Anyone who works on trafficking laws, Orozco says, should meet with actual victims. “I have seen many academics and legislators involved in the issue who have never sat down with a victim. They have never seen firsthand the reality of trafficking. They have only read about it in books.” Orozco says the U.S. laws must change, too. “If you don’t punish every point on the chain of human trafficking and all the elements of exploitation, you will never end it in America or anywhere else.”

She describes how the chain of trafficking operates: “Riders” take teenage girls from the border or from other cities and turn them over to “deliverers,” who pass out cards that advertise “chicas” with a phone number to call. They transport a girl to a client as if she were a simple retail commodity. “The client is also a criminal and should go to jail along with the suppliers,” Orozco reasons. “How can a man say he did not know that a young girl was a victim?”

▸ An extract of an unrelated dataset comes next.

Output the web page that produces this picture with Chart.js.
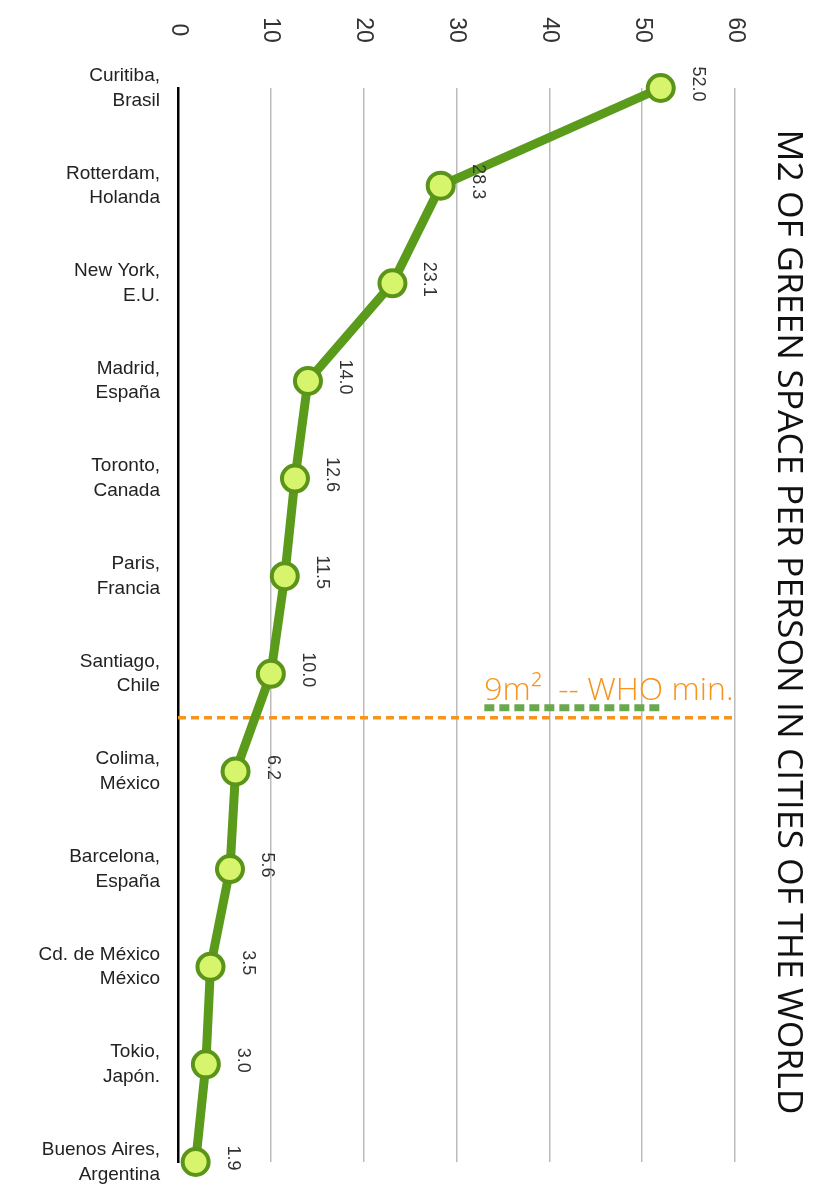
<!DOCTYPE html>
<html>
<head>
<meta charset="utf-8">
<script src="https://cdn.jsdelivr.net/npm/chart.js@4.4.1/dist/chart.umd.min.js"></script>
<style>
  html, body { margin: 0; padding: 0; background: #ffffff; }
  #chart_wrapper { width: 813px; height: 1195px; }
</style>
</head>
<body>
<div id="chart_wrapper"><canvas id="myChart" width="813" height="1195"></canvas></div>
<script>
// データ
let cities = [
  ["Curitiba,", "Brasil"],
  ["Rotterdam,", "Holanda"],
  ["New York,", "E.U."],
  ["Madrid,", "España"],
  ["Toronto,", "Canada"],
  ["Paris,", "Francia"],
  ["Santiago,", "Chile"],
  ["Colima,", "México"],
  ["Barcelona,", "España"],
  ["Cd. de México", "México"],
  ["Tokio,", "Japón."],
  ["Buenos Aires,", "Argentina"],
];
let greenSpace = [52.0, 28.3, 23.1, 14.0, 12.6, 11.5, 10.0, 6.2, 5.6, 3.5, 3.0, 1.9];
let valueTicks = [0, 10, 20, 30, 40, 50, 60];
let chartTitle = "M2 OF GREEN SPACE PER PERSON IN CITIES OF THE WORLD";
let whoText = "9m\u00B2  -- WHO min.";
let whoPosition = 6.45; // Santiago と Colima の間

let lineColor = "#5b9b1b";
let pointFill = "#d6f46c";
let orange = "#f7941d";

// 90度回転した文字を描く
function rotatedText(ctx, text, x, y, font, color) {
  ctx.save();
  ctx.translate(x, y);
  ctx.rotate(Math.PI / 2);
  ctx.font = font;
  ctx.fillStyle = color;
  ctx.textAlign = "center";
  ctx.textBaseline = "middle";
  ctx.fillText(text, 0, 0);
  ctx.restore();
}

// WHO 最低ライン
const whoLinePlugin = {
  id: "whoLine",
  beforeDatasetsDraw(chart) {
    const ctx = chart.ctx;
    const xs = chart.scales.x;
    const ys = chart.scales.y;
    const area = chart.chartArea;
    const y = ys.getPixelForValue(whoPosition);
    ctx.save();
    ctx.strokeStyle = orange;
    ctx.lineWidth = 3.5;
    ctx.setLineDash([8, 5]);
    ctx.beginPath();
    ctx.moveTo(area.left, y);
    ctx.lineTo(area.right, y);
    ctx.stroke();

    ctx.strokeStyle = "#6aa84f";
    ctx.lineWidth = 7;
    ctx.setLineDash([10, 5]);
    ctx.beginPath();
    ctx.moveTo(xs.getPixelForValue(33), y - 10);
    ctx.lineTo(xs.getPixelForValue(52), y - 10);
    ctx.stroke();

    ctx.setLineDash([]);
    ctx.font = "300 32px 'Open Sans'";
    ctx.fillStyle = orange;
    ctx.textAlign = "left";
    ctx.textBaseline = "alphabetic";
    ctx.fillText(whoText, xs.getPixelForValue(33), y - 18);
    ctx.restore();
  },
};

// 回転ラベル（目盛り・値・タイトル）
const sideTextPlugin = {
  id: "sideText",
  afterDraw(chart) {
    const ctx = chart.ctx;
    const xs = chart.scales.x;
    xs.ticks.forEach((t) => {
      rotatedText(ctx, String(t.value), xs.getPixelForValue(t.value), 30, "23px 'Liberation Sans'", "#333333");
    });
    const meta = chart.getDatasetMeta(0);
    meta.data.forEach((pt, i) => {
      rotatedText(ctx, greenSpace[i].toFixed(1), pt.x + 37, pt.y - 4, "18px 'Liberation Sans'", "#333333");
    });
    rotatedText(ctx, chartTitle, 788, 622, "35.5px 'Open Sans'", "#111111");
  },
};

let config = {
  type: "line",
  data: {
    labels: cities,
    datasets: [
      {
        data: greenSpace,
        borderColor: lineColor,
        borderWidth: 9,
        pointRadius: 13,
        pointHoverRadius: 13,
        pointBackgroundColor: pointFill,
        pointBorderColor: "#5a9418",
        pointBorderWidth: 4,
        tension: 0,
        fill: false,
        clip: false,
      },
    ],
  },
  options: {
    indexAxis: "y",
    responsive: false,
    animation: false,
    layout: {
      padding: { top: 0, right: 78, bottom: 33, left: 0 },
    },
    plugins: {
      legend: { display: false },
      tooltip: { enabled: false },
    },
    scales: {
      x: {
        type: "linear",
        position: "top",
        min: 0,
        max: 60,
        afterBuildTicks: (scale) => {
          scale.ticks = valueTicks.map((v) => ({ value: v }));
        },
        afterFit: (scale) => {
          scale.height = 88;
          scale.paddingLeft = 0;
          scale.paddingRight = 0;
        },
        grid: {
          display: true,
          color: "#bbbbbb",
          lineWidth: 1.5,
          drawTicks: false,
        },
        border: { display: false },
        ticks: { display: false },
      },
      y: {
        type: "category",
        offset: false,
        afterFit: (scale) => {
          scale.width = 178;
          scale.paddingTop = 0;
          scale.paddingBottom = 0;
        },
        grid: { display: false, drawTicks: false },
        border: { display: true, color: "#000000", width: 2.5 },
        ticks: {
          autoSkip: false,
          padding: 18,
          color: "#222222",
          font: { family: "'Liberation Sans'", size: 19, lineHeight: 1.3 },
        },
      },
    },
  },
  plugins: [whoLinePlugin, sideTextPlugin],
};

window.onload = function () {
  let ctx = document.getElementById("myChart").getContext("2d");
  window.myLine = new Chart(ctx, config);
};
</script>
</body>
</html>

There is much that U.S. legislators should know about what happens at the Mexican border, beginning with the acknowledgement that the corruption thrives on both sides, Orozco maintains.

“I have interviewed both traffickers and their victims,” she says, “and everyone who has crossed the border from Mexico to the United States admits that they crossed with impunity. A pimp who was in jail boasted to me about how easy it was to cross with minor girls 16 and 17 years old.

“He took them through a Sonora tunnel with a hospital on the other side. They didn’t go to the hospital, though—vans were waiting for them. They had no problem crossing. Pay $5,000 to cross and it ensures that everyone who should be stopping it and protecting the victims looks the other way.”

Nonprofit organizations play a huge role in addressing the issue, Orozco finds. “In the U.S., dozens of groups are addressing various aspects of the problem. Some provide intervention and shelters, some provide support and counseling, some educate and raise awareness. They all play a role, but they must gain force and effectiveness and speed. We all must make this slavery disappear forever.”

Orozco believes that it will take great persistence and courage to bring down such a sinister and profitable enterprise as the trafficking that she calls slavery. But it can be done. To her mind, the answer “begins with individuals caring about other people, noticing what’s going on in their neighborhoods and being willing to face up to traffickers and drive them out.

“We all have to refuse to tolerate this crime against humanity any longer. When prosecution or the threat of it reaches everyone involved in the trafficking chain, and when we all stand up and say ‘No!’ because we are no longer blind to the crime—that is when we will see the end of slavery.”